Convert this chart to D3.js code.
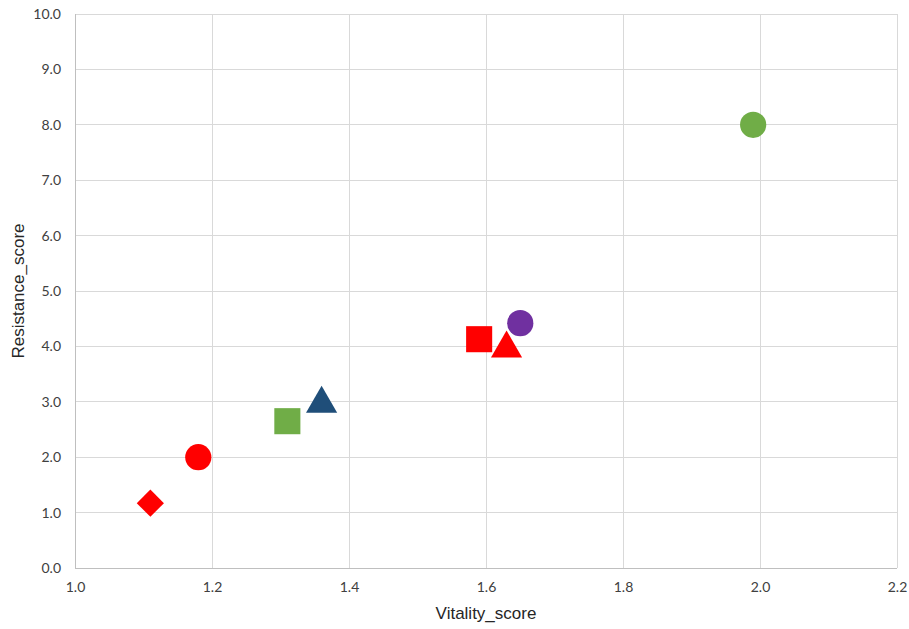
<!DOCTYPE html>
<html>
<head>
<meta charset="utf-8">
<script src="https://cdn.jsdelivr.net/npm/d3@7"></script>
<style>
  html, body { margin: 0; padding: 0; background: #fff; }
  svg { display: block; }
</style>
</head>
<body>
<svg id="chart" width="909" height="629"></svg>
<script>
// Point data: vitality (x), resistance (y), marker shape and colour
const vitality   = [1.11, 1.18, 1.31, 1.36, 1.59, 1.63, 1.65, 1.99];
const resistance = [1.17, 2.00, 2.65, 3.00, 4.13, 4.00, 4.42, 8.00];
const shapes     = ["diamond", "circle", "square", "triangle", "square", "triangle", "circle", "circle"];
const colors     = ["#FF0000", "#FF0000", "#70AD47", "#1F4E79", "#FF0000", "#FF0000", "#7030A0", "#70AD47"];

const xTicks = [1.0, 1.2, 1.4, 1.6, 1.8, 2.0, 2.2];
const yTicks = [0, 1, 2, 3, 4, 5, 6, 7, 8, 9, 10];

const svg = d3.select("#chart");
const margin = { left: 75, right: 12, top: 14, bottom: 61 };
const W = 909, H = 629;

const x = d3.scaleLinear().domain([1.0, 2.2]).range([margin.left, W - margin.right]);
const y = d3.scaleLinear().domain([0, 10]).range([H - margin.bottom, margin.top]);

const tickFont = "Lato, 'Open Sans', sans-serif";
const titleFont = "'Liberation Sans', Arial, sans-serif";

// Gridlines
svg.append("g")
  .selectAll("line.vx")
  .data(xTicks)
  .join("line")
  .attr("x1", d => x(d)).attr("x2", d => x(d))
  .attr("y1", y(0)).attr("y2", y(10))
  .attr("stroke", "#d9d9d9").attr("stroke-width", 1)
  .attr("shape-rendering", "crispEdges");

svg.append("g")
  .selectAll("line.hy")
  .data(yTicks)
  .join("line")
  .attr("x1", x(1.0)).attr("x2", x(2.2))
  .attr("y1", d => y(d)).attr("y2", d => y(d))
  .attr("stroke", "#d9d9d9").attr("stroke-width", 1)
  .attr("shape-rendering", "crispEdges");

// Axis lines
svg.append("line")
  .attr("x1", x(1.0)).attr("x2", x(1.0)).attr("y1", y(0)).attr("y2", y(10))
  .attr("stroke", "#bfbfbf").attr("shape-rendering", "crispEdges");
svg.append("line")
  .attr("x1", x(1.0)).attr("x2", x(2.2)).attr("y1", y(0)).attr("y2", y(0))
  .attr("stroke", "#bfbfbf").attr("shape-rendering", "crispEdges");

// Axes (labels only)
const xAxis = d3.axisBottom(x).tickValues(xTicks).tickFormat(d3.format(".1f")).tickSize(0).tickPadding(14);
const yAxis = d3.axisLeft(y).tickValues(yTicks).tickFormat(d3.format(".1f")).tickSize(0).tickPadding(14);

const gx = svg.append("g").attr("transform", `translate(0,${y(0)})`).call(xAxis);
const gy = svg.append("g").attr("transform", `translate(${x(1.0)},0)`).call(yAxis);
[gx, gy].forEach(g => {
  g.select(".domain").remove();
  g.selectAll("text")
    .attr("font-family", tickFont)
    .attr("font-size", 14)
    .attr("fill", "#404040");
});

// Axis titles
svg.append("text")
  .attr("x", (x(1.0) + x(2.2)) / 2)
  .attr("y", 619)
  .attr("text-anchor", "middle")
  .attr("font-family", titleFont)
  .attr("font-size", 17)
  .attr("fill", "#262626")
  .text("Vitality_score");

svg.append("text")
  .attr("transform", `translate(24,${(y(0) + y(10)) / 2}) rotate(-90)`)
  .attr("text-anchor", "middle")
  .attr("font-family", titleFont)
  .attr("font-size", 17)
  .attr("fill", "#262626")
  .text("Resistance_score");

// Markers
const symbolMap = {
  circle: d3.symbolCircle,
  square: d3.symbolSquare,
  triangle: d3.symbolTriangle,
  diamond: d3.symbolSquare
};
const sizeMap = { circle: 540, square: 680, triangle: 420, diamond: 370 };

const pts = vitality.map((v, i) => ({ v, r: resistance[i], shape: shapes[i], color: colors[i] }));

svg.append("g")
  .selectAll("path")
  .data(pts)
  .join("path")
  .attr("d", d => d3.symbol().type(symbolMap[d.shape]).size(sizeMap[d.shape])())
  .attr("transform", d => {
    let t = `translate(${x(d.v)},${y(d.r)})`;
    if (d.shape === "diamond") t += " rotate(45)";
    if (d.shape === "triangle") t += " translate(0,2)";
    return t;
  })
  .attr("fill", d => d.color);
</script>
</body>
</html>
━━━━━━━━━━━━━━━━━━━━
- Stated goal
Only lines belong in the copy: transcribe those from the start of the data through the line that contains "const W = 909, H = 629;", and skip the pictures.

- Final answer
Convert this chart to D3.js code.
<!DOCTYPE html>
<html>
<head>
<meta charset="utf-8">
<script src="https://cdn.jsdelivr.net/npm/d3@7"></script>
<style>
  html, body { margin: 0; padding: 0; background: #fff; }
  svg { display: block; }
</style>
</head>
<body>
<svg id="chart" width="909" height="629"></svg>
<script>
// Point data: vitality (x), resistance (y), marker shape and colour
const vitality   = [1.11, 1.18, 1.31, 1.36, 1.59, 1.63, 1.65, 1.99];
const resistance = [1.17, 2.00, 2.65, 3.00, 4.13, 4.00, 4.42, 8.00];
const shapes     = ["diamond", "circle", "square", "triangle", "square", "triangle", "circle", "circle"];
const colors     = ["#FF0000", "#FF0000", "#70AD47", "#1F4E79", "#FF0000", "#FF0000", "#7030A0", "#70AD47"];

const xTicks = [1.0, 1.2, 1.4, 1.6, 1.8, 2.0, 2.2];
const yTicks = [0, 1, 2, 3, 4, 5, 6, 7, 8, 9, 10];

const svg = d3.select("#chart");
const margin = { left: 75, right: 12, top: 14, bottom: 61 };
const W = 909, H = 629;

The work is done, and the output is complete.